# DIRECTIONS
Within the entries below, find the portion that opens with the line containing "Write a Python" and closes with the line containing "import plotly.graph_objects as go". Retype that portion exactly and only.

# ENTRIES

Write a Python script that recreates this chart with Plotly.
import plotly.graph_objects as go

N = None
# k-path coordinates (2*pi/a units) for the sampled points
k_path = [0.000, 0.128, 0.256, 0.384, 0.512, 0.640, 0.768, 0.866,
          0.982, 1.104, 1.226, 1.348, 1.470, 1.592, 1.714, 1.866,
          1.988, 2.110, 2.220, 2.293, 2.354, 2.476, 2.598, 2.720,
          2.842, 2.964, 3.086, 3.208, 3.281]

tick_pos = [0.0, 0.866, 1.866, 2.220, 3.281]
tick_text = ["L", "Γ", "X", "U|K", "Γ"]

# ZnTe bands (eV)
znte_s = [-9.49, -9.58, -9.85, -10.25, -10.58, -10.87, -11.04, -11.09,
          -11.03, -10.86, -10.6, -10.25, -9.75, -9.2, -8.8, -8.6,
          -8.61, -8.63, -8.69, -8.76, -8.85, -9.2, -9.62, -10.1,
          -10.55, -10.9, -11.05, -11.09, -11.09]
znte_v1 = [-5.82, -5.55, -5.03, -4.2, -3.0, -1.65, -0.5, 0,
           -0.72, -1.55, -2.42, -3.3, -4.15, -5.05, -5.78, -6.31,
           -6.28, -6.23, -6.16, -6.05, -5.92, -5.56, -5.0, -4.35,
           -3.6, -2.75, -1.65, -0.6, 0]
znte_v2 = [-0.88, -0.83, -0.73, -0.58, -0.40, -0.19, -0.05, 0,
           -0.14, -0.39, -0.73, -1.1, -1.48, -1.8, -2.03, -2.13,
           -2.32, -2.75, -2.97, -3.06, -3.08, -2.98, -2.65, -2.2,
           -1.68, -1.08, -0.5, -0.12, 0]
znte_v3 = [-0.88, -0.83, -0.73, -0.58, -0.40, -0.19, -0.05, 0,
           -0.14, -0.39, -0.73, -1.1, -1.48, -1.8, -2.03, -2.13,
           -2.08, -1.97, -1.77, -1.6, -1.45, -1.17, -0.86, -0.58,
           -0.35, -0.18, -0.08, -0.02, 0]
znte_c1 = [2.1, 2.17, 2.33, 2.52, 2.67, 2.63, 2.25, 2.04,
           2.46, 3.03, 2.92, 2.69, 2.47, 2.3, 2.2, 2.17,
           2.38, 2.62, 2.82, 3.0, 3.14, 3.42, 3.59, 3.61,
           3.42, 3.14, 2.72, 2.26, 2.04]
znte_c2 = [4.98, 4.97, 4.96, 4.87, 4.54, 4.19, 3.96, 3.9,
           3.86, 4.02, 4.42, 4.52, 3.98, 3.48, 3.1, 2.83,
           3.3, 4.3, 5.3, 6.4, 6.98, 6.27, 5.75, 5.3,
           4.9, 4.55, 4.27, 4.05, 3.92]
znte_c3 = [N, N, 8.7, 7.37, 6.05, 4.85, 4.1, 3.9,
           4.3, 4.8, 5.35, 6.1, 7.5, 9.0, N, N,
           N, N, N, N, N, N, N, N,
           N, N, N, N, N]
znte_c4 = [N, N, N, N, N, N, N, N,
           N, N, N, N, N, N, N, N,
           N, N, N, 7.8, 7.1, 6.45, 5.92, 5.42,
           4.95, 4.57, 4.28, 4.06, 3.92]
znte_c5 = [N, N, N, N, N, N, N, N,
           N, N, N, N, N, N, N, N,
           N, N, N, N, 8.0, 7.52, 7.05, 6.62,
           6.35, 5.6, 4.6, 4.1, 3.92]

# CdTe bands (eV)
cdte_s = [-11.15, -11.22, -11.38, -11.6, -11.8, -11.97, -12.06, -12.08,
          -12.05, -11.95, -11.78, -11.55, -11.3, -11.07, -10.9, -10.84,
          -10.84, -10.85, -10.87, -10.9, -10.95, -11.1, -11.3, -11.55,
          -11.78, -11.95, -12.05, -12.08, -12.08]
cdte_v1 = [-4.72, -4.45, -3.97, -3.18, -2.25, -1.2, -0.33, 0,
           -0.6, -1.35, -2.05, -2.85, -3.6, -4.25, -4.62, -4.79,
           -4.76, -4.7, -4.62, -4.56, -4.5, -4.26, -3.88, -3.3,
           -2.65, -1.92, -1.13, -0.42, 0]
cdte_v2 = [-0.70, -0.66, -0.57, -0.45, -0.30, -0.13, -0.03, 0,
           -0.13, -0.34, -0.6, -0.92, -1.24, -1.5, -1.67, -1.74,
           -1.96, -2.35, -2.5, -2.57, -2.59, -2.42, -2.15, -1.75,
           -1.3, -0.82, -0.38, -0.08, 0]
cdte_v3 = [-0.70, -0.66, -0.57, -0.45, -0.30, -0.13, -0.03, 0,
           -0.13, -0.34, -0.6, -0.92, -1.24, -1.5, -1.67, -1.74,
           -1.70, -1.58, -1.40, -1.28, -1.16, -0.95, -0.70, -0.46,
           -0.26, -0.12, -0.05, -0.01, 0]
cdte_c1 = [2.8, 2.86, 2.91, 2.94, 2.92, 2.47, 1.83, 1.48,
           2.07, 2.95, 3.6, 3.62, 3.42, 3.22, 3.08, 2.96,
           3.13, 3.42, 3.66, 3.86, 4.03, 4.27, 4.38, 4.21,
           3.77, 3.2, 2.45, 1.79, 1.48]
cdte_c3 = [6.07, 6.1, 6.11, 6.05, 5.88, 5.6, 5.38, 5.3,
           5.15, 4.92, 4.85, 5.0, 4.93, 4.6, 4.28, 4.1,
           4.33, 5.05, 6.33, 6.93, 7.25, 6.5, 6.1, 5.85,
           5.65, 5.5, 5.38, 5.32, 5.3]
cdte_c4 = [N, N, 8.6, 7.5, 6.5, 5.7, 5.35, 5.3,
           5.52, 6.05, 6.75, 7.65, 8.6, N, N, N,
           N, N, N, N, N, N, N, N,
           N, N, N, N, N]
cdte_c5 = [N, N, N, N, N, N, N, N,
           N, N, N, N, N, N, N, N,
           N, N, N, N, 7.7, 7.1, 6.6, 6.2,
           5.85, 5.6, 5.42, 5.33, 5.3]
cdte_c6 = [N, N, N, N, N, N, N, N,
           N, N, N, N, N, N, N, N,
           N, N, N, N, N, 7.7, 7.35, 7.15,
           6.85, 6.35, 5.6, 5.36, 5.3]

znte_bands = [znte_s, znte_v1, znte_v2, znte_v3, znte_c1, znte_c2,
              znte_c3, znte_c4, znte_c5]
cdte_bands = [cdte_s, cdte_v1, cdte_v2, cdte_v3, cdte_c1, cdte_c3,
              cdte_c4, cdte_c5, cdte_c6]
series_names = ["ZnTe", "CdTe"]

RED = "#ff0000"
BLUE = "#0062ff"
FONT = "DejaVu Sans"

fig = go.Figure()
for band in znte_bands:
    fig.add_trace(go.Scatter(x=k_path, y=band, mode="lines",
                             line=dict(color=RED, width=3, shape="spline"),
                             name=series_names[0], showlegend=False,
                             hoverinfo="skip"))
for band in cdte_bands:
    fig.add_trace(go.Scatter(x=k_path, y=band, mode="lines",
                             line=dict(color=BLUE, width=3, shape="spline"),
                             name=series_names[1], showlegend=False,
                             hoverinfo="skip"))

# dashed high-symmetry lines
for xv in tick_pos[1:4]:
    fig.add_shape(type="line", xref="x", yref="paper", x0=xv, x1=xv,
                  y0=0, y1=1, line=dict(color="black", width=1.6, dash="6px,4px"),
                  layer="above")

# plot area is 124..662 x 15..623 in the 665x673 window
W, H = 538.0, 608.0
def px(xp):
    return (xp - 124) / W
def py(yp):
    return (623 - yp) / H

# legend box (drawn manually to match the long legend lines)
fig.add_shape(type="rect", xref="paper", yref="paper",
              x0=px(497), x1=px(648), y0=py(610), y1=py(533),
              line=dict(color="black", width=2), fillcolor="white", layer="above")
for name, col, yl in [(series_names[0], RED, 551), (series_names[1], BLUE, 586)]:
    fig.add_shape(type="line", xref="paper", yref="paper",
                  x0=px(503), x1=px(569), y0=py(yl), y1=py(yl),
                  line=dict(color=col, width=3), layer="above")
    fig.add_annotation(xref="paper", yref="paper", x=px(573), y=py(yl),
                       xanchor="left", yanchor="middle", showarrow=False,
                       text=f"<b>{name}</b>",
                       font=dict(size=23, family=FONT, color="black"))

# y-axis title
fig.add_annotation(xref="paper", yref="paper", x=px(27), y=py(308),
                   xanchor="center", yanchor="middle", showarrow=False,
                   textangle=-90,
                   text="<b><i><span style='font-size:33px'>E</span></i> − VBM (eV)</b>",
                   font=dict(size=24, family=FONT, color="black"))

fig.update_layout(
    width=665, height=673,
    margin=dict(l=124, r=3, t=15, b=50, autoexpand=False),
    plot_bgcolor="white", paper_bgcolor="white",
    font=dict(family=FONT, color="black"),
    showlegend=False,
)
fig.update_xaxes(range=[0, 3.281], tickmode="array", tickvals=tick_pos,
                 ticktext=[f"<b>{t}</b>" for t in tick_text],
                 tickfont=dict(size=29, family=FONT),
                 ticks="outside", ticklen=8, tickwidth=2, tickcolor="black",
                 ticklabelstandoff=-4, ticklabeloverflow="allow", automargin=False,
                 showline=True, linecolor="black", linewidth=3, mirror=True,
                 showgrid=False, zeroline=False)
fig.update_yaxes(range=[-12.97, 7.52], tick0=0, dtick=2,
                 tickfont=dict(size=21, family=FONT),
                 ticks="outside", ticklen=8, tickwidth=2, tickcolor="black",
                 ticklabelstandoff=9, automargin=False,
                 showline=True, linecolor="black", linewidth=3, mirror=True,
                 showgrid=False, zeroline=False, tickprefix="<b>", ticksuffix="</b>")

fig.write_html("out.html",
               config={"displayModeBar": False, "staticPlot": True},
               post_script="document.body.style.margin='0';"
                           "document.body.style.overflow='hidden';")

...

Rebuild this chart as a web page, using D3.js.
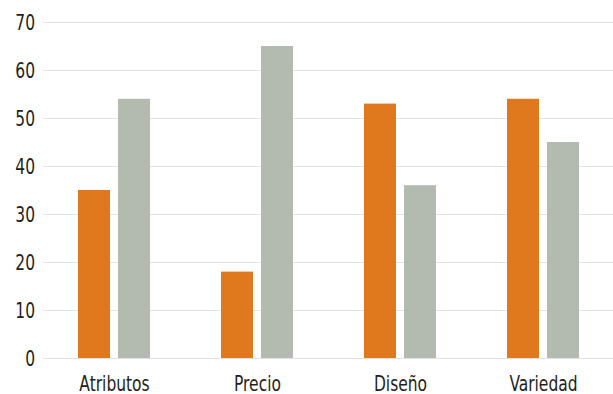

# RESPONSE BELOW
Write a Python script that recreates this chart with Plotly.
import plotly.graph_objects as go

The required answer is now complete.